╭─ Records shown
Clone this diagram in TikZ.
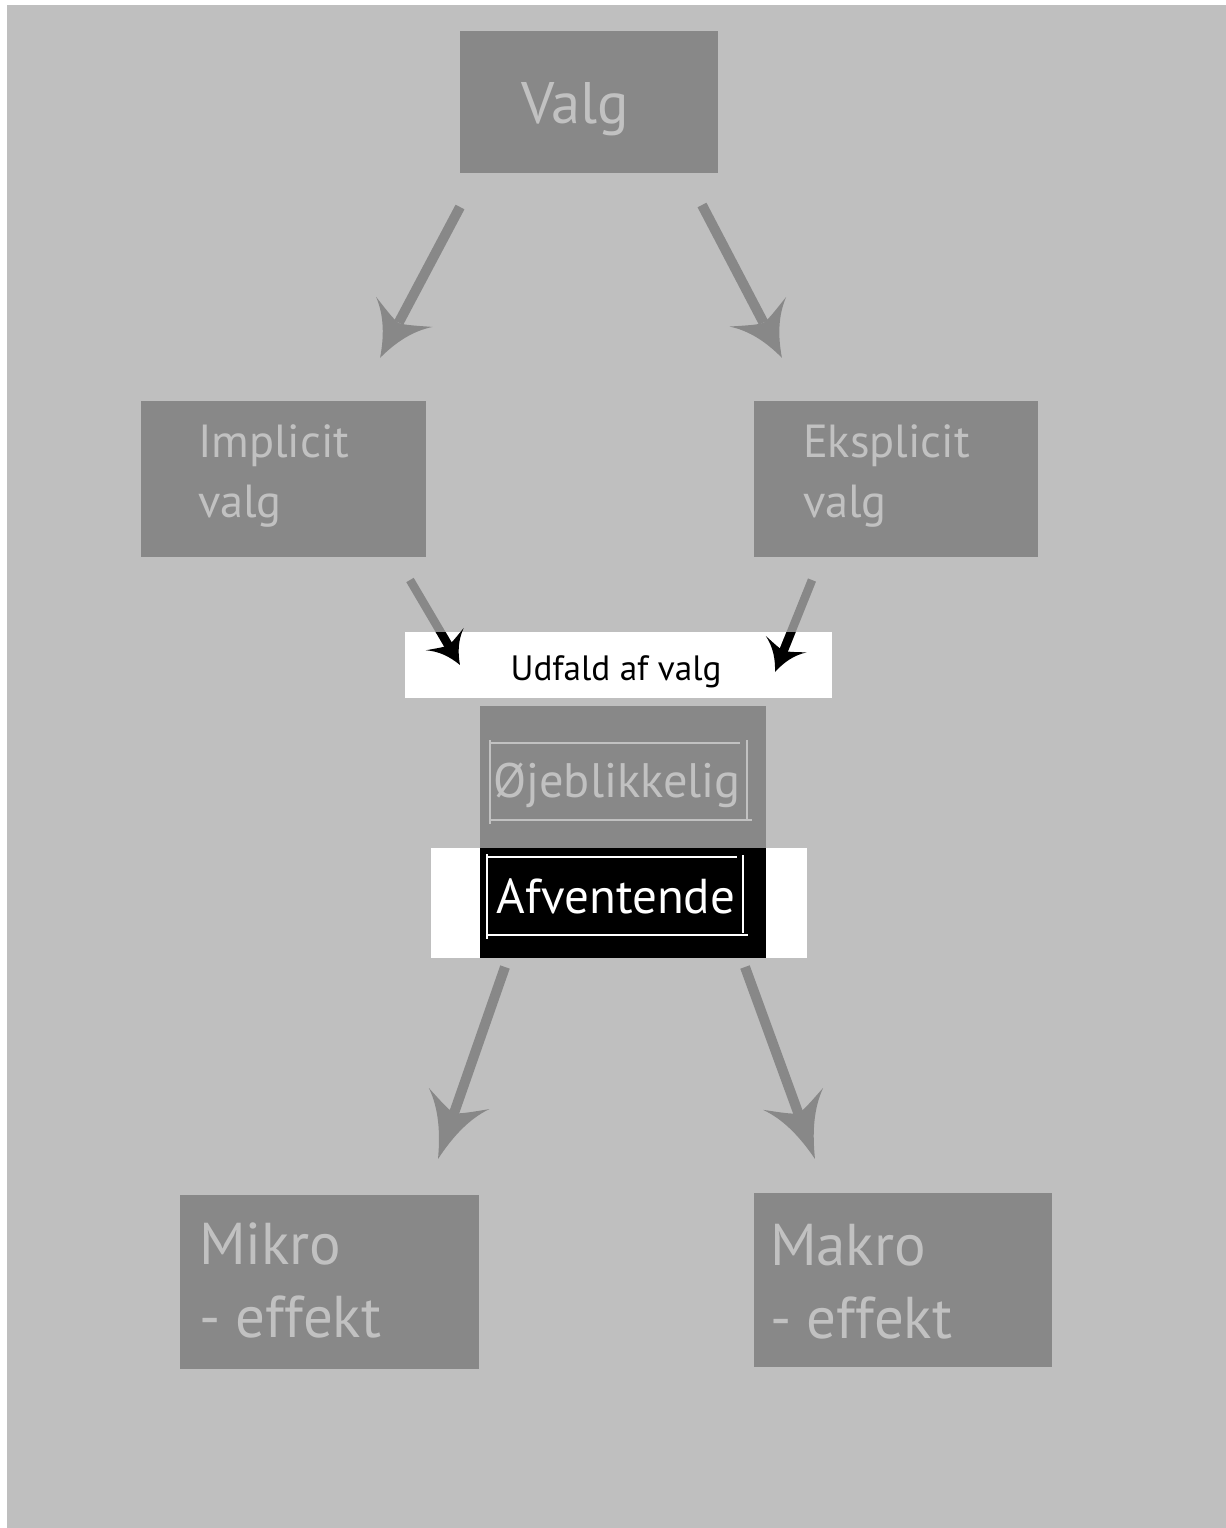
\documentclass[tikz,border=0pt]{standalone}
\usepackage{fontspec}
\setmainfont{PT Sans}
\usetikzlibrary{decorations.markings}

\definecolor{canvasgray}{HTML}{BFBFBF}
\definecolor{boxgray}{HTML}{888888}
\definecolor{boxtext}{HTML}{C1C1C1}

% curved barbed arrow head, tip at the origin, pointing along +x
% #1 colour, #2 length, #3 half width
\newcommand\barbhead[3]{%
  \fill[#1] (0,0)
    .. controls ({-0.4*#2},{0.2*#3}) and ({-0.75*#2},{0.5*#3}) .. ({-#2},{#3})
    .. controls ({-0.85*#2},{0.45*#3}) and ({-0.78*#2},{0.2*#3}) .. ({-0.76*#2},0)
    .. controls ({-0.78*#2},{-0.2*#3}) and ({-0.85*#2},{-0.45*#3}) .. ({-#2},{-#3})
    .. controls ({-0.75*#2},{-0.5*#3}) and ({-0.4*#2},{-0.2*#3}) .. cycle;}

\tikzset{
  box/.style={rectangle, inner sep=0pt, outer sep=0pt, fill=boxgray},
  whitebox/.style={rectangle, inner sep=0pt, outer sep=0pt, fill=white},
  blackbox/.style={rectangle, inner sep=0pt, outer sep=0pt, fill=black},
  boxlabel/.style={inner sep=0pt, outer sep=0pt, text=boxtext, align=left},
  headat/.style n args={3}{postaction={decorate, decoration={markings,
      mark=at position 1 with {\barbhead{#1}{#2}{#3}}}}},
  bigarrow/.style={draw=boxgray, line width=5pt, shorten >=20pt,
      headat={boxgray}{#1}{16pt}},
  smallshaft/.style={draw=#1, line width=4.3pt, shorten >=10pt},
  framegray/.style={draw=boxtext, line width=0.8pt},
  framewhite/.style={draw=white, line width=0.8pt},
}

\begin{document}
\begin{tikzpicture}[x=0.5pt, y=-0.5pt]
\useasboundingbox (0,0) rectangle (1226,1528);
\fill[white] (0,0) rectangle (1226,1528);
\fill[canvasgray] (7,5) rectangle (1226,1528);

% boxes
\node[box, minimum width=129pt, minimum height=71pt] (valg) at (589,102) {};
\node[box, minimum width=142.5pt, minimum height=78pt] (implicit) at (283.5,479) {};
\node[box, minimum width=142pt, minimum height=78pt] (eksplicit) at (896,479) {};
\node[whitebox, minimum width=213.5pt, minimum height=33pt] (udfald) at (618.5,665) {};
\node[box, minimum width=143pt, minimum height=71pt] (ojeblik) at (623,777) {};
\node[whitebox, minimum width=188pt, minimum height=55pt] (afvwhite) at (619,903) {};
\node[blackbox, minimum width=143pt, minimum height=55pt] (afventende) at (623,903) {};
\node[box, minimum width=149.5pt, minimum height=87pt] (mikro) at (329.5,1282) {};
\node[box, minimum width=149pt, minimum height=87pt] (makro) at (903,1280) {};

% texts (multi-line labels are anchored at the baseline of their last line)
\node[boxlabel, anchor=base, font=\fontsize{29.3pt}{35pt}\selectfont] (valgtxt) at (575,123) {Valg};
\node[boxlabel, anchor=base west, font=\fontsize{23.2pt}{30pt}\selectfont] (implicittxt) at (198,517) {Implicit\\valg};
\node[boxlabel, anchor=base west, font=\fontsize{23.2pt}{30pt}\selectfont] (eksplicittxt) at (803,517) {Eksplicit\\valg};
\node[inner sep=0pt, anchor=base, text=black, font=\fontsize{17.6pt}{20pt}\selectfont] (udfaldtxt) at (616,680) {Udfald af valg};
\node[boxlabel, anchor=base, font=\fontsize{24.2pt}{28pt}\selectfont] (ojebliktxt) at (617,797) {Øjeblikkelig};
\node[inner sep=0pt, anchor=base, text=white, font=\fontsize{24.5pt}{27pt}\selectfont] (afvtxt) at (616,913) {Afventende};
\node[boxlabel, anchor=base west, font=\fontsize{29.5pt}{36.5pt}\selectfont] (mikrotxt) at (199,1337) {Mikro\\- effekt};
\node[boxlabel, anchor=base west, font=\fontsize{29.5pt}{36.5pt}\selectfont] (makrotxt) at (770,1338) {Makro\\- effekt};

% text frames
\draw[framegray] (490,743) -- (740,743);
\draw[framegray] (490,740) -- (490,824);
\draw[framegray] (747,740) -- (747,820);
\draw[framegray] (490,820) -- (752,820);
\draw[framewhite] (487,857) -- (737,857);
\draw[framewhite] (487,854) -- (487,939);
\draw[framewhite] (743,855) -- (743,933);
\draw[framewhite] (487,935) -- (748,935);

% arrow end points
\coordinate (a1s) at (460,207); \coordinate (a1t) at (380,358);
\coordinate (a2s) at (702,205); \coordinate (a2t) at (782,358);
\coordinate (a3s) at (410,580); \coordinate (a3t) at (460,665);
\coordinate (a4s) at (812,580); \coordinate (a4t) at (775,672);
\coordinate (a5s) at (505,967); \coordinate (a5t) at (438,1159);
\coordinate (a6s) at (745,967); \coordinate (a6t) at (815,1159);

% large grey arrows
\draw[bigarrow=26pt] (a1s) -- (a1t);
\draw[bigarrow=26pt] (a2s) -- (a2t);
\draw[bigarrow=32pt] (a5s) -- (a5t);
\draw[bigarrow=32pt] (a6s) -- (a6t);

% arrows into the outcome box: grey shaft, black where it crosses the white box
\draw[smallshaft=boxgray, headat={black}{15pt}{11pt}] (a3s) -- (a3t);
\draw[smallshaft=boxgray, headat={black}{15pt}{11pt}] (a4s) -- (a4t);
\begin{scope}
  \clip (udfald.south west) rectangle (udfald.north east);
  \draw[smallshaft=black] (a3s) -- (a3t);
  \draw[smallshaft=black] (a4s) -- (a4t);
\end{scope}
\end{tikzpicture}
\end{document}
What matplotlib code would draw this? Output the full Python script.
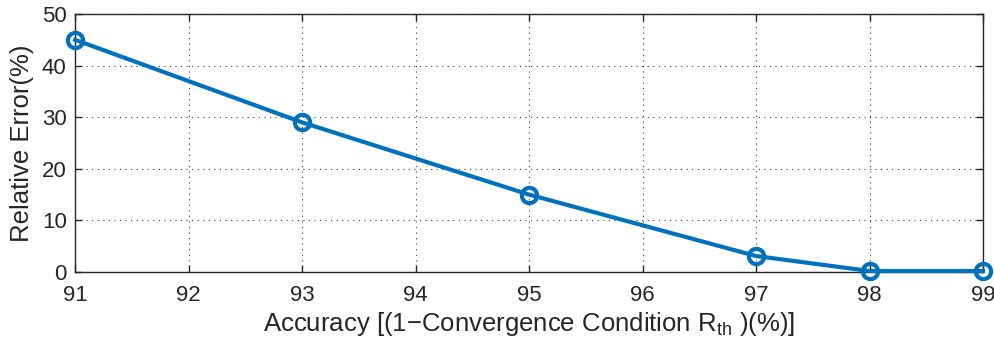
╰─
> **What this task involves**
Reproduce every entry word for word, but skip any pictures.

> **Result**
Clone this diagram in TikZ.
\documentclass[tikz,border=0pt]{standalone}
\usepackage{fontspec}
\setmainfont{PT Sans}
\usetikzlibrary{decorations.markings}

\definecolor{canvasgray}{HTML}{BFBFBF}
\definecolor{boxgray}{HTML}{888888}
\definecolor{boxtext}{HTML}{C1C1C1}

% curved barbed arrow head, tip at the origin, pointing along +x
% #1 colour, #2 length, #3 half width
\newcommand\barbhead[3]{%
  \fill[#1] (0,0)
    .. controls ({-0.4*#2},{0.2*#3}) and ({-0.75*#2},{0.5*#3}) .. ({-#2},{#3})
    .. controls ({-0.85*#2},{0.45*#3}) and ({-0.78*#2},{0.2*#3}) .. ({-0.76*#2},0)
    .. controls ({-0.78*#2},{-0.2*#3}) and ({-0.85*#2},{-0.45*#3}) .. ({-#2},{-#3})
    .. controls ({-0.75*#2},{-0.5*#3}) and ({-0.4*#2},{-0.2*#3}) .. cycle;}

\tikzset{
  box/.style={rectangle, inner sep=0pt, outer sep=0pt, fill=boxgray},
  whitebox/.style={rectangle, inner sep=0pt, outer sep=0pt, fill=white},
  blackbox/.style={rectangle, inner sep=0pt, outer sep=0pt, fill=black},
  boxlabel/.style={inner sep=0pt, outer sep=0pt, text=boxtext, align=left},
  headat/.style n args={3}{postaction={decorate, decoration={markings,
      mark=at position 1 with {\barbhead{#1}{#2}{#3}}}}},
  bigarrow/.style={draw=boxgray, line width=5pt, shorten >=20pt,
      headat={boxgray}{#1}{16pt}},
  smallshaft/.style={draw=#1, line width=4.3pt, shorten >=10pt},
  framegray/.style={draw=boxtext, line width=0.8pt},
  framewhite/.style={draw=white, line width=0.8pt},
}

\begin{document}
\begin{tikzpicture}[x=0.5pt, y=-0.5pt]
\useasboundingbox (0,0) rectangle (1226,1528);
\fill[white] (0,0) rectangle (1226,1528);
\fill[canvasgray] (7,5) rectangle (1226,1528);

% boxes
\node[box, minimum width=129pt, minimum height=71pt] (valg) at (589,102) {};
\node[box, minimum width=142.5pt, minimum height=78pt] (implicit) at (283.5,479) {};
\node[box, minimum width=142pt, minimum height=78pt] (eksplicit) at (896,479) {};
\node[whitebox, minimum width=213.5pt, minimum height=33pt] (udfald) at (618.5,665) {};
\node[box, minimum width=143pt, minimum height=71pt] (ojeblik) at (623,777) {};
\node[whitebox, minimum width=188pt, minimum height=55pt] (afvwhite) at (619,903) {};
\node[blackbox, minimum width=143pt, minimum height=55pt] (afventende) at (623,903) {};
\node[box, minimum width=149.5pt, minimum height=87pt] (mikro) at (329.5,1282) {};
\node[box, minimum width=149pt, minimum height=87pt] (makro) at (903,1280) {};

% texts (multi-line labels are anchored at the baseline of their last line)
\node[boxlabel, anchor=base, font=\fontsize{29.3pt}{35pt}\selectfont] (valgtxt) at (575,123) {Valg};
\node[boxlabel, anchor=base west, font=\fontsize{23.2pt}{30pt}\selectfont] (implicittxt) at (198,517) {Implicit\\valg};
\node[boxlabel, anchor=base west, font=\fontsize{23.2pt}{30pt}\selectfont] (eksplicittxt) at (803,517) {Eksplicit\\valg};
\node[inner sep=0pt, anchor=base, text=black, font=\fontsize{17.6pt}{20pt}\selectfont] (udfaldtxt) at (616,680) {Udfald af valg};
\node[boxlabel, anchor=base, font=\fontsize{24.2pt}{28pt}\selectfont] (ojebliktxt) at (617,797) {Øjeblikkelig};
\node[inner sep=0pt, anchor=base, text=white, font=\fontsize{24.5pt}{27pt}\selectfont] (afvtxt) at (616,913) {Afventende};
\node[boxlabel, anchor=base west, font=\fontsize{29.5pt}{36.5pt}\selectfont] (mikrotxt) at (199,1337) {Mikro\\- effekt};
\node[boxlabel, anchor=base west, font=\fontsize{29.5pt}{36.5pt}\selectfont] (makrotxt) at (770,1338) {Makro\\- effekt};

% text frames
\draw[framegray] (490,743) -- (740,743);
\draw[framegray] (490,740) -- (490,824);
\draw[framegray] (747,740) -- (747,820);
\draw[framegray] (490,820) -- (752,820);
\draw[framewhite] (487,857) -- (737,857);
\draw[framewhite] (487,854) -- (487,939);
\draw[framewhite] (743,855) -- (743,933);
\draw[framewhite] (487,935) -- (748,935);

% arrow end points
\coordinate (a1s) at (460,207); \coordinate (a1t) at (380,358);
\coordinate (a2s) at (702,205); \coordinate (a2t) at (782,358);
\coordinate (a3s) at (410,580); \coordinate (a3t) at (460,665);
\coordinate (a4s) at (812,580); \coordinate (a4t) at (775,672);
\coordinate (a5s) at (505,967); \coordinate (a5t) at (438,1159);
\coordinate (a6s) at (745,967); \coordinate (a6t) at (815,1159);

% large grey arrows
\draw[bigarrow=26pt] (a1s) -- (a1t);
\draw[bigarrow=26pt] (a2s) -- (a2t);
\draw[bigarrow=32pt] (a5s) -- (a5t);
\draw[bigarrow=32pt] (a6s) -- (a6t);

% arrows into the outcome box: grey shaft, black where it crosses the white box
\draw[smallshaft=boxgray, headat={black}{15pt}{11pt}] (a3s) -- (a3t);
\draw[smallshaft=boxgray, headat={black}{15pt}{11pt}] (a4s) -- (a4t);
\begin{scope}
  \clip (udfald.south west) rectangle (udfald.north east);
  \draw[smallshaft=black] (a3s) -- (a3t);
  \draw[smallshaft=black] (a4s) -- (a4t);
\end{scope}
\end{tikzpicture}
\end{document}
What matplotlib code would draw this? Output the full Python script.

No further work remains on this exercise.